An animated whiteboard explanation of the Smartline project.
Smartline: How Technology can help us to lead healthier and happier lives
- If you volunteer or help people in your community, your mental health can be improved.
- Developing good relationships with your neighbours can make you happier
- People who live in social housing have a higher chance of getting asthma
Smartline is a research project led by the University of Exeter and funded by the European Regional Development Fund to look at the relationships between technology and the health and wellbeing of people and their communities.
Since 2017 researchers have been working with partners at Coastline Housing, Volunteer Cornwall and Cornwall Council to learn about the way people use technology and how they live in their homes and communities.
Sensors have been installed in 300 homes to measure air quality, humidity and energy use and surveys have been carried out to assess people’s health and wellbeing and to find out more about how they live their lives.
The project partners have also supported community projects such as a new garden area, IT and art classes and coffee mornings which have helped to increase understanding of social cohesion in the project area.
The homes are all Coastline Housing properties in Camborne, Illogan, Pool and Redruth – one of the most deprived parts of Cornwall and the UK.

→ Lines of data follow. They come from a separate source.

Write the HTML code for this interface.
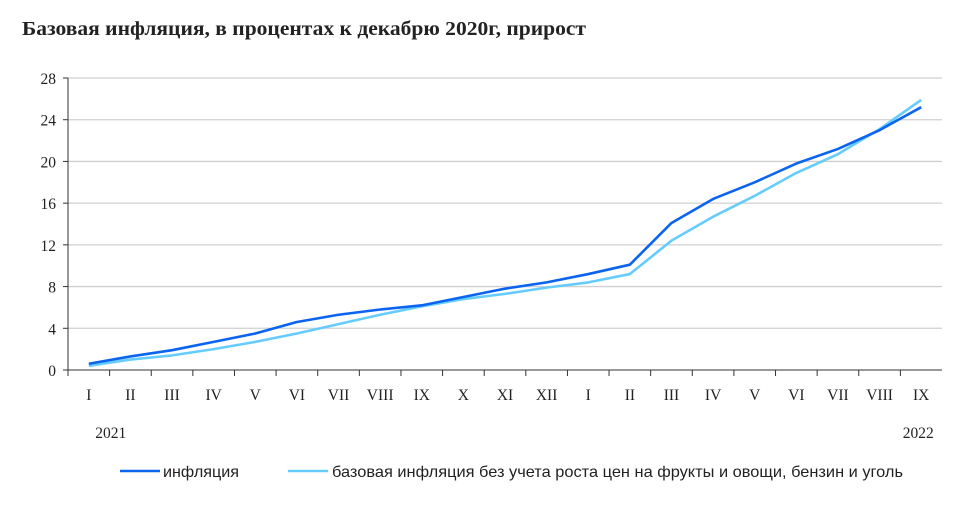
<!DOCTYPE html>
<html><head><meta charset="utf-8"><style>
body{margin:0;background:#fff;font-family:"Liberation Serif",serif}
svg text{font-family:"Liberation Serif","Noto Serif CJK SC",serif;fill:#222}
svg text.sans{font-family:"Liberation Sans","Noto Sans CJK SC",sans-serif}
</style></head><body>
<svg id="c" width="975" height="503">
<text x="22" y="35" font-size="20" font-weight="bold" textLength="564" lengthAdjust="spacingAndGlyphs">Базовая инфляция, в процентах к декабрю 2020г, прирост</text>
</svg>
<script>
const categories=["I","II","III","IV","V","VI","VII","VIII","IX","X","XI","XII","I","II","III","IV","V","VI","VII","VIII","IX"];
const inflation=[0.6,1.3,1.9,2.7,3.5,4.6,5.3,5.8,6.2,7.0,7.8,8.4,9.2,10.1,14.1,16.4,18.0,19.8,21.2,23.0,25.2];
const coreInflation=[0.4,1.0,1.4,2.0,2.7,3.5,4.4,5.3,6.1,6.8,7.3,7.9,8.4,9.2,12.4,14.7,16.7,18.9,20.7,23.1,25.9];
const yTicks=[0,4,8,12,16,20,24,28];
const ns="http://www.w3.org/2000/svg",svg=document.getElementById('c');
const X0=68,X1=942,Y0=370,Y1=78,cw=(X1-X0)/categories.length;
const xs=i=>X0+cw*(i+0.5), ys=v=>Y0-(v/28)*(Y0-Y1);
function mk(t,a,p){const e=document.createElementNS(ns,t);for(const k in a)e.setAttribute(k,a[k]);(p||svg).appendChild(e);return e;}
yTicks.forEach(v=>{
 if(v>0){const g=mk('line',{x1:X0,x2:X1,y1:ys(v),y2:ys(v),stroke:'#d0d0d0','stroke-width':1.3});
 
 }
 const tk=mk('line',{x1:X0-5,x2:X0,y1:ys(v),y2:ys(v),stroke:'#333'});
 
 
 const t=mk('text',{x:X0-12,y:ys(v)+6,'text-anchor':'end','font-size':15.5});t.textContent=v;
 
 
});
const ax=mk('line',{x1:X0,x2:X0,y1:Y1,y2:Y0,stroke:'#333'});


const bx=mk('line',{x1:X0,x2:X1,y1:Y0,y2:Y0,stroke:'#333'});


categories.forEach((c,i)=>{
 const tk=mk('line',{x1:X0+cw*i,x2:X0+cw*i,y1:Y0,y2:Y0+6,stroke:'#333'});
 
 
 const t=mk('text',{x:xs(i),y:400,'text-anchor':'middle','font-size':15.5});t.textContent=c;
 
 
});
[[xs(0)+22,'2021','year-2021'],[xs(20)-3,'2022','year-2022']].forEach(d=>{
 const t=mk('text',{x:d[0],y:438,'text-anchor':'middle','font-size':15.5});t.textContent=d[1];
 
 
});
function line(data,color,name){
 const p=mk('polyline',{points:data.map((v,i)=>xs(i)+','+ys(v)).join(' '),fill:'none',stroke:color,'stroke-width':2.6,'stroke-linejoin':'round'});
 
 
}
line(coreInflation,'#66ccff','line-core-inflation');
line(inflation,'#0a64f0','line-inflation');
const l1=mk('line',{x1:120,x2:160,y1:471,y2:471,stroke:'#0a64f0','stroke-width':2.6});


const t1=mk('text',{x:163,y:477,'font-size':16,'class':'sans',textLength:76,lengthAdjust:'spacingAndGlyphs'});t1.textContent='инфляция';


const l2=mk('line',{x1:288,x2:328,y1:471,y2:471,stroke:'#66ccff','stroke-width':2.6});


const t2=mk('text',{x:332,y:477,'font-size':16,'class':'sans',textLength:571,lengthAdjust:'spacingAndGlyphs'});t2.textContent='базовая инфляция без учета роста цен на фрукты и овощи, бензин и уголь';


</script>
</body></html>
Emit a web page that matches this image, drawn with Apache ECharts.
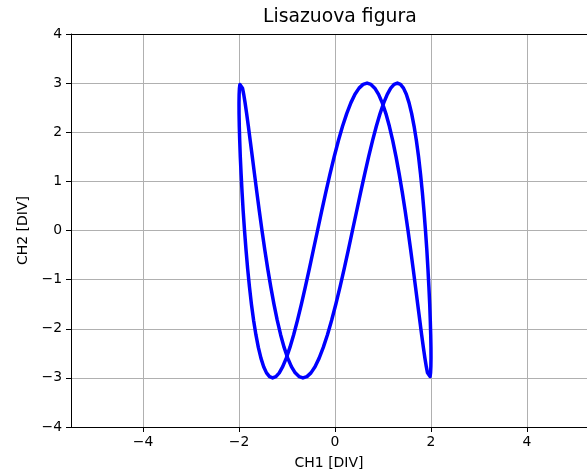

The housing association is using the data to develop a better understanding of the environmental qualities of its homes and to make improvements such as enhanced ventilation and efficient new boilers. They can also pick up faults and provide energy-saving and wellbeing advice to tenants.
And, through knowledge exchange delivered by the University, local businesses are able to develop products and services to help too. For example, using smart technology to help monitor health conditions and testing new ideas in real-world situations.
To date, Smartline has assisted over 170 local businesses with a mix of grant funding and research expertise.
Some of the early findings from the research are highlighting issues for further work such as the growth of mould and the impact on adults with asthma, the benefits of volunteering and socialising and resistance to the adoption of new technology.
Now the project has got a welcome boost thanks to a three-year extension from the European Union with a total funding pot of over £4 million.
Principal Investigator Prof Karyn Morrissey says:
“We have been gathering hard data and insights from people and from sensors in their homes for three years and I’m excited to translate that information into new ways of improving residents’ lives.
“I’m so excited that we have got this extension as it means we can start to give back to the community after they have so generously participated in the research.”
The additional funding will be used to create projects that residents can interact with in practical ways and to trial technological solutions to the issues they face with social isolation, maintaining good health and wellbeing and participating in their community.